User-agent: Mozilla/5.0 (X11; Linux i686; rv:31.0) Gecko/20100101 Thunderbird/31.0
Hi Jaden,
Sorry, from your subject I misunderstood your setup.
In a pure distributed volume, each file goes to a brick and only
that brick. That unique brick is computed with the elastic hash
algorithm.
If you get near wire speed, 1Gbps or 120MBps, when writing several
files at once but only roughly half speed writing only one file,
maybe each brick limits write speed: one "green" SATA disk running
at 5400rpm reaches 75MBps maximum writing big files sequentially
(Enterprise SATA disk spinning at 7200rpm reaches around 115MBps).
Can you, please, explain which type of bricks do you have on each
server node?
I'll try to emulate your setup and test it.
Thank you!
El 04/09/14 a les 03:20, Jaden Liang ha escrit:
Hi Ramon,
I am running on gluster FUSE client.
I maybe not stat clearly my testing environment. Let me
explain. The volume is configured on 2 servers. There is no
replication at all, just distributed volume. So I don't think it
is the replicated data issue. Actually, we can reach 100MB/s
when writing mutiple files at the same time.

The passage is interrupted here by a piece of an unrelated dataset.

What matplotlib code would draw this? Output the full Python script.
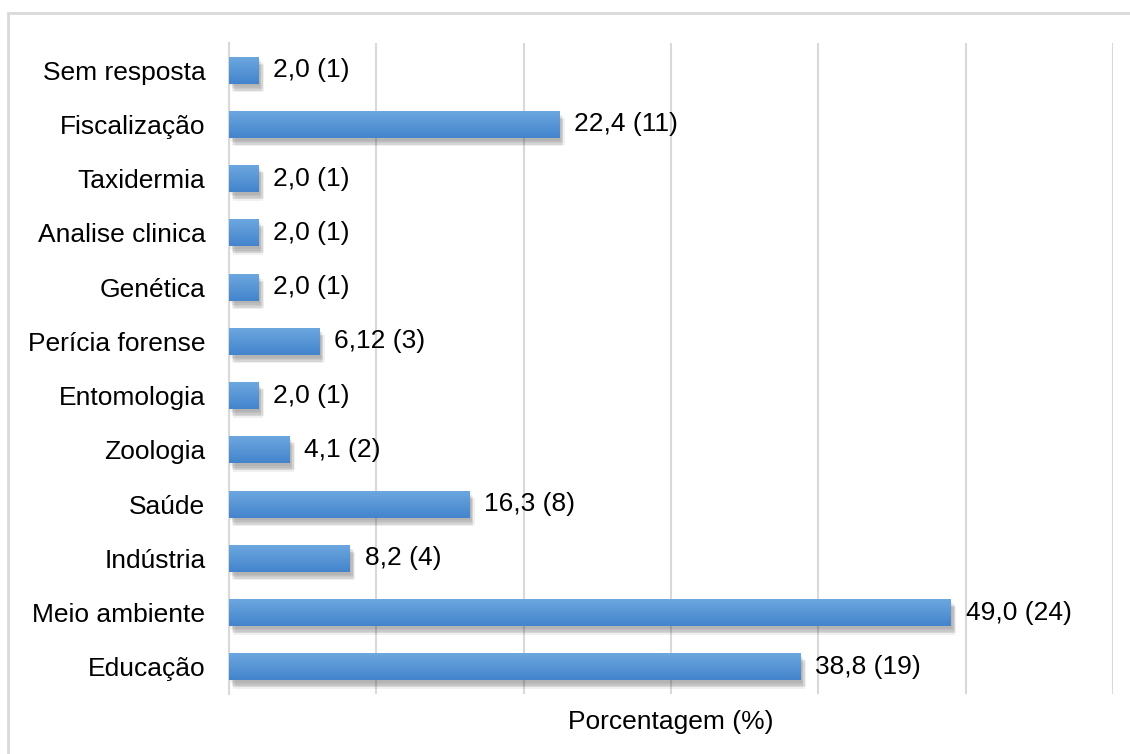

If you are using NFS Client write data goes to one of
nodes of replica pair and that node sends write replica
data to the other node. If you are using one switch for
client and server connections and one 1GbE port on each
device, data received in the first node is re-sended to
the other node simultaneously and, in theory, you may
reach speeds closer to 100MBps.
In case of gluster FUSE Client, write data goes
simultaneously to both server nodes using half bandwidth
for each of the client's 1GbE port because replica is done
by client side, that results on a writing speed around
50MBps(<60MBps).
I hope this helps.
El 03/09/14 a les 07:02, Jaden Liang ha escrit:
Hi all,
We did some more tests and analysis yesterday. It
looks like 50MB/s is the top theoretical speed in
replica 1 volume over 1Gbps network. GlusterFS write
128KB data once a block, then wait for return. The 128KB
data would cost about 1ms in 1Gbps network. And in the
server-side, it took about 800us to 1000us to write
128KB to the HDD and return. Plus some other 100us to
200us time elapsed. GlusterFS would take about 2ms-2.2ms
to finish a 128KB block data writing, which is about
50MB/s.
The question is that why don't glusterfs use pipeline
writting or reading to speed up this chatty process?
We are running a performance test in a replica 1
volume and find out the single file sequence writing
performance only get about 50MB/s in a 1Gbps
Ethernet. However, if we test multiple
files sequence writing, the writing performance can
go up to 120MB/s which is the top speed of network.
We also tried to use the stat xlator to find out
where is the bottleneck of single file write
performance. Here is the stat data:
Note that the test is write a 1GB single file
sequentially to a replica 1 volume through 1Gbps
Ethernet network.
On the client-side, we can see there are 8192
write requests totally. Every request will write
128KB data. Total eclipsed time is 21834371us, about
21 seconds. The mean time of request is 2665us,
about 2.6ms which means it could only serves about
380 requests in 1 seconds. Plus there are other time
consuming like statfs, lookup, but those are not
major reasons.
On the server-side, the mean time of request is
751us include write data to HDD disk. So we think
that is not the major reason.
And we also modify some codes to do the statistic
of system epoll elapsed time. It only took about
20us from enqueue data to finish sent-out.
Now we are heading to the rpc mechanism in
glusterfs. Still, we think this issue maybe
encountered in gluster-devel or gluster-users teams.
Therefor, any suggestions would be grateful. Or have
anyone know such issue?